The Bobcats entered the New Orleans Bowl with a record of 8–4. The team was 1 win away from playing in the MAC Championship game before losing their final game of the season to Kent State. Ohio made its first appearance in the New Orleans Bowl. The Bobcats appeared in their 3rd bowl game under head coach Frank Solich, however they were 0–2 in the two prior games, and Ohio had never won a bowl game in school history in four attempts.

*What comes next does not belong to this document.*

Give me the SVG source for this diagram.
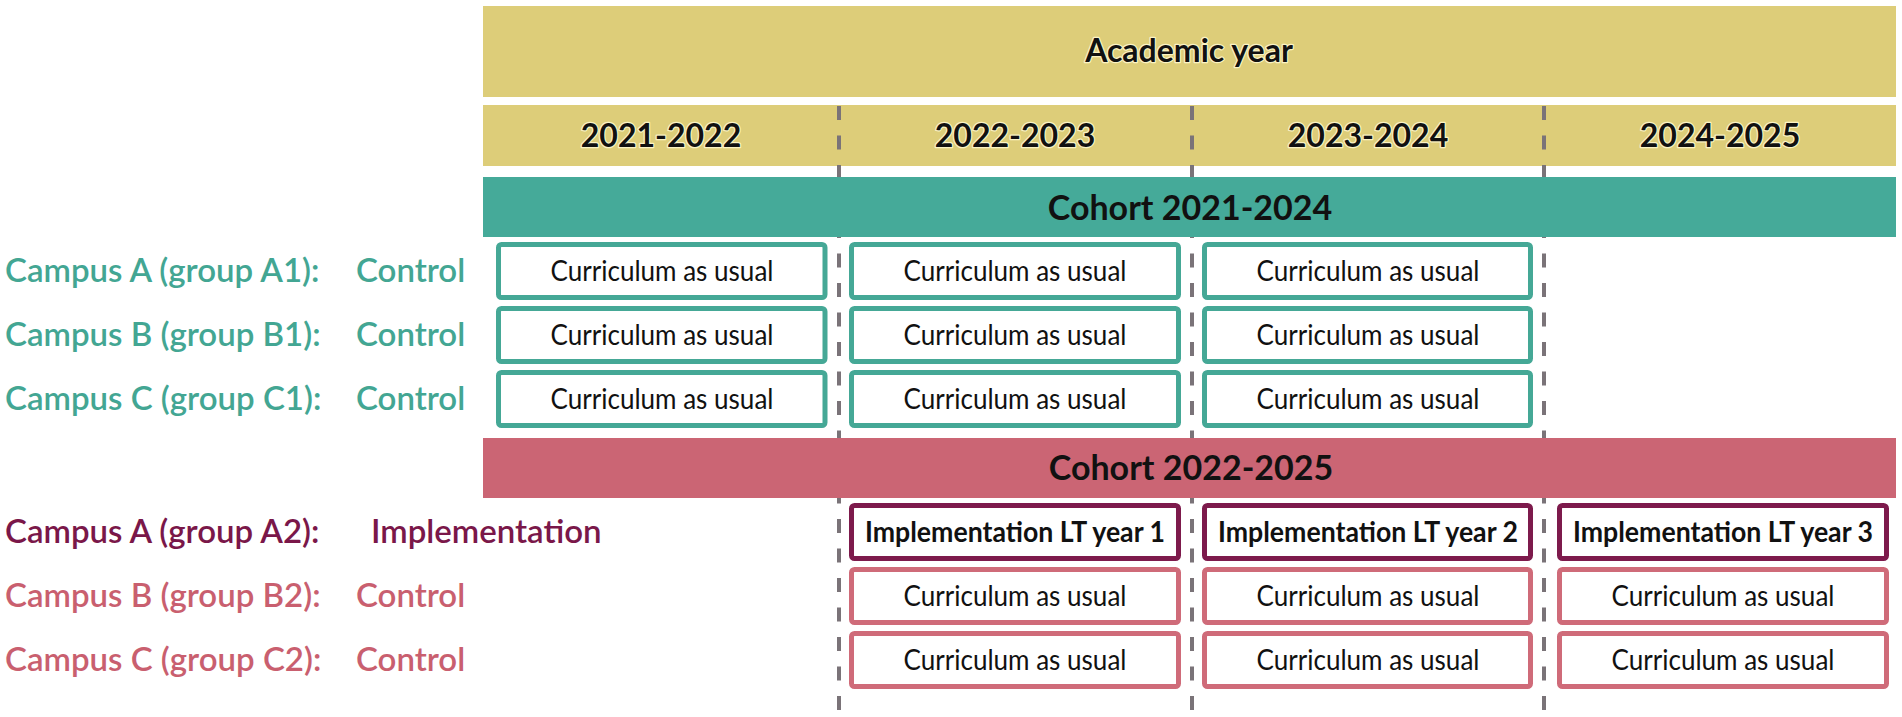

They were a 21–17 loser to Marshall in the 2009 Little Caesars Pizza Bowl.

===Troy Trojans===

Troy entered the bowl game with a 7–5 overall record and won a share of the Sun Belt Conference Championship. The Trojans played in their third straight bowl game. This will also mark the third time in five seasons that Troy will be playing in the New Orleans Bowl. They are currently 1–1 in New Orleans Bowl games with a win over Rice in 2006 and a loss to Southern Miss in 2008. Last season Troy was defeated by Central Michigan by a score of 44–41 in the GMAC Bowl.

==Scoring summary==

Source

Scoring summary
| Quarter | Time | Drive |  |  | Team | Scoring information | Score |  |
| Plays | Yards | TOP | Ohio | Troy |
| 1 | 9:52 | 10 | 78 | 4:12 | Troy | Jerrel Jernigan 12-yard touchdown run, Michael Taylor kick good | 0 | 7 |
| 1 | 4:59 | 8 | 81 | 4:53 | Ohio | Steven Goulet 34-yard touchdown reception from Boo Jackson, Matt Weller kick good | 7 | 7 |
| 1 | 1:57 | 8 | 76 | 3:02 | Troy | Tebiarus Gill 31-yard touchdown reception from Corey Robinson, Michael Taylor kick good | 7 | 14 |
| 2 | 12:42 | 7 | 66 | 2:11 | Troy | Jerrel Jernigan 16-yard touchdown reception from Corey Robinson, Michael Taylor kick good | 7 | 21 |
| 2 | 8:33 | 6 | 36 | 1:50 | Troy | 50-yard field goal by Michael Taylor | 7 | 24 |
| 2 | 2:56 | 8 | 80 | 3:54 | Troy | Tebiarus Gill 17-yard touchdown reception from Corey Robinson, Michael Taylor kick good | 7 | 31 |
| 2 | 0:36 | 6 | 55 | 0:57 | Troy | Tebiarus Gill 26-yard touchdown reception from Corey Robinson, Michael Taylor kick good | 7 | 38 |
| 3 | 11:58 | 10 | 48 | 3:02 | Troy | 33-yard field goal by Michael Taylor | 7 | 41 |
| 3 | 8:31 | 8 | 93 | 3:27 | Ohio | Donte Foster 5-yard touchdown reception from Boo Jackson, Matt Weller kick good | 14 | 41 |
| 3 | 6:36 | 6 | 83 | 1:55 | Troy | DuJuan Harris 2-yard touchdown run, Michael Taylor kick good | 14 | 48 |
| 4 | 5:07 | 9 | 54 | 5:40 | Ohio | Riley Dunlop 18-yard touchdown reception from Boo Jackson, Matt Weller kick good | 21 | 48 |
| "TOP" = time of possession. For other American football terms, see Glossary of American football. |  |  |  |  |  |  | 21 | 48 |

===Statistics===

| Statistics | Ohio | Troy |
|---|---|---|
| First downs | 14 | 30 |
| Rushes-yards (net) | 30-99 | 33-220 |
| Passing yards (net) | 209 | 382 |
| Passes, Att-Comp-Int | 22-14-2 | 43-33-0 |
| Total offense, plays - yards | 52-308 | 76-602 |
| Time of Possession | 29:57 | 30:03 |

==Notes==
The 2010 New Orleans Bowl marked the first time that the 2 schools played each other in the history of their programs.